Stated problem:
Identify the lines that contain the word "with" and copy each one.
━━━━━━━━━━━━━━━━━━━━━━━━━━━━━━
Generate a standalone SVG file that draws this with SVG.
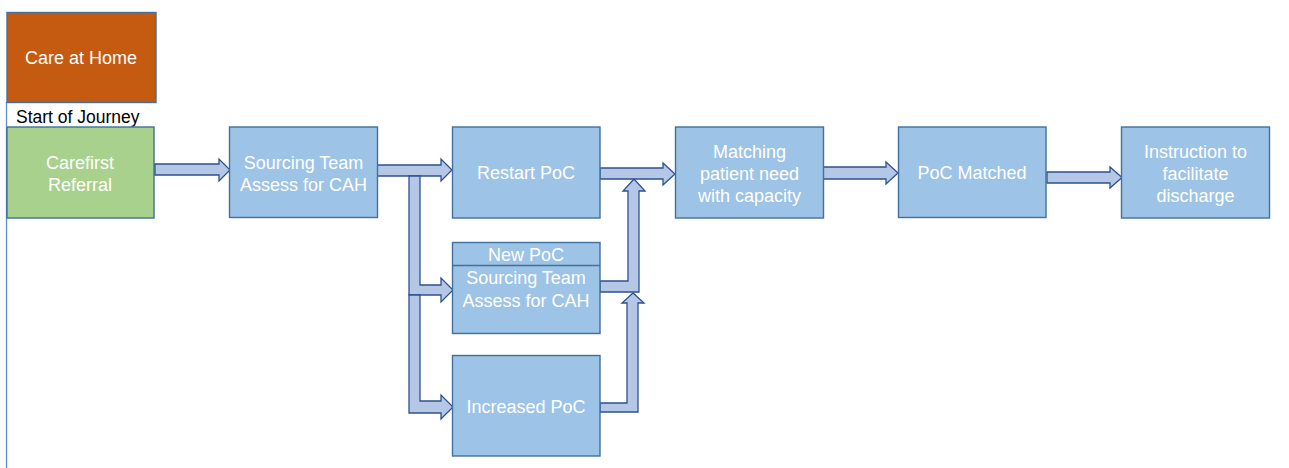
<svg xmlns="http://www.w3.org/2000/svg" width="1289" height="468" viewBox="0 0 1289 468">
<style>
.box{fill:#9DC3E6;stroke:#41719C;stroke-width:1.4}
.arr{fill:#B4C7E7;stroke:#2F528F;stroke-width:1.3;stroke-linejoin:miter}
.t{font-family:"Liberation Sans",Arial,sans-serif;font-size:18px;fill:#FFFFFF;text-anchor:middle}
.lbl{font-family:"Liberation Sans",Arial,sans-serif;font-size:17.5px;fill:#000000}
</style>
<rect width="1289" height="468" fill="#FFFFFF"/>
<line x1="6.5" y1="102" x2="6.5" y2="468" stroke="#5B8ED6" stroke-width="1.3"/>
<g id="care-at-home">
<rect x="7" y="12.5" width="149" height="90" fill="#C55A11" stroke="#41719C" stroke-width="1.4"/>
<text class="t" x="81" y="64">Care at Home</text>
</g>
<g id="start-label">
<text class="lbl" x="16" y="123">Start of Journey</text>
</g>
<g id="carefirst">
<rect x="7" y="127" width="147" height="91" fill="#A9D18E" stroke="#41719C" stroke-width="1.4"/>
<text class="t" x="80" y="169">Carefirst</text>
<text class="t" x="80" y="191">Referral</text>
</g>
<g id="connectors">
<polygon class="arr" points="155,164 219,164 219,159 230,170 219,181 219,175 155,175"/>
<polygon class="arr" points="377,165 441,165 441,159 452,170 441,181 441,176 377,176"/>
<polygon class="arr" points="409,176 420,176 420,285 441,285 441,278 453,290 441,302 441,295 409,295"/>
<polygon class="arr" points="409,295 420,295 420,401 441,401 441,395 453,407 441,419 441,413 409,413"/>
<polygon class="arr" points="600,168 663,168 663,163 675,174 663,185 663,179 600,179"/>
<polygon class="arr" points="600,281 628,281 628,191 623,191 634,179 645,191 639,191 639,292 600,292"/>
<polygon class="arr" points="600,403 627,403 627,303 622,303 633,293 644,303 638,303 638,412 600,412"/>
<polygon class="arr" points="823,167 886,167 886,162 898,173 886,184 886,179 823,179"/>
<polygon class="arr" points="1047,172 1110,172 1110,167 1122,177.5 1110,188 1110,183 1047,183"/>
</g>
<g id="sourcing">
<rect class="box" x="229.5" y="127" width="148" height="90.5"/>
<text class="t" x="303.5" y="169">Sourcing Team</text>
<text class="t" x="303.5" y="191">Assess for CAH</text>
</g>
<g id="restart">
<rect class="box" x="452.5" y="127" width="147.5" height="91"/>
<text class="t" x="526" y="179">Restart PoC</text>
</g>
<g id="new-poc">
<rect class="box" x="452.5" y="242.5" width="147.5" height="91"/>
<line x1="452.5" y1="265.5" x2="600" y2="265.5" stroke="#41719C" stroke-width="1.4"/>
<text class="t" x="526" y="261">New PoC</text>
<text class="t" x="526" y="284">Sourcing Team</text>
<text class="t" x="526" y="306.5">Assess for CAH</text>
</g>
<g id="increased">
<rect class="box" x="452.5" y="355.5" width="147.5" height="100.5"/>
<text class="t" x="526" y="413">Increased PoC</text>
</g>
<g id="matching">
<rect class="box" x="675.5" y="127" width="148" height="91"/>
<text class="t" x="749.5" y="158">Matching</text>
<text class="t" x="749.5" y="180">patient need</text>
<text class="t" x="749.5" y="202">with capacity</text>
</g>
<g id="poc-matched">
<rect class="box" x="898.5" y="127" width="147.5" height="90.5"/>
<text class="t" x="972" y="179">PoC Matched</text>
</g>
<g id="instruction">
<rect class="box" x="1121.5" y="127" width="148" height="91"/>
<text class="t" x="1195.5" y="158">Instruction to</text>
<text class="t" x="1195.5" y="180">facilitate</text>
<text class="t" x="1195.5" y="202">discharge</text>
</g>
</svg>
━━━━━━━━━━━━━━━━━━━━━━━━━━━━━━
Exercise output:
Generate a standalone SVG file that draws this with SVG.
<text class="t" x="749.5" y="202">with capacity</text>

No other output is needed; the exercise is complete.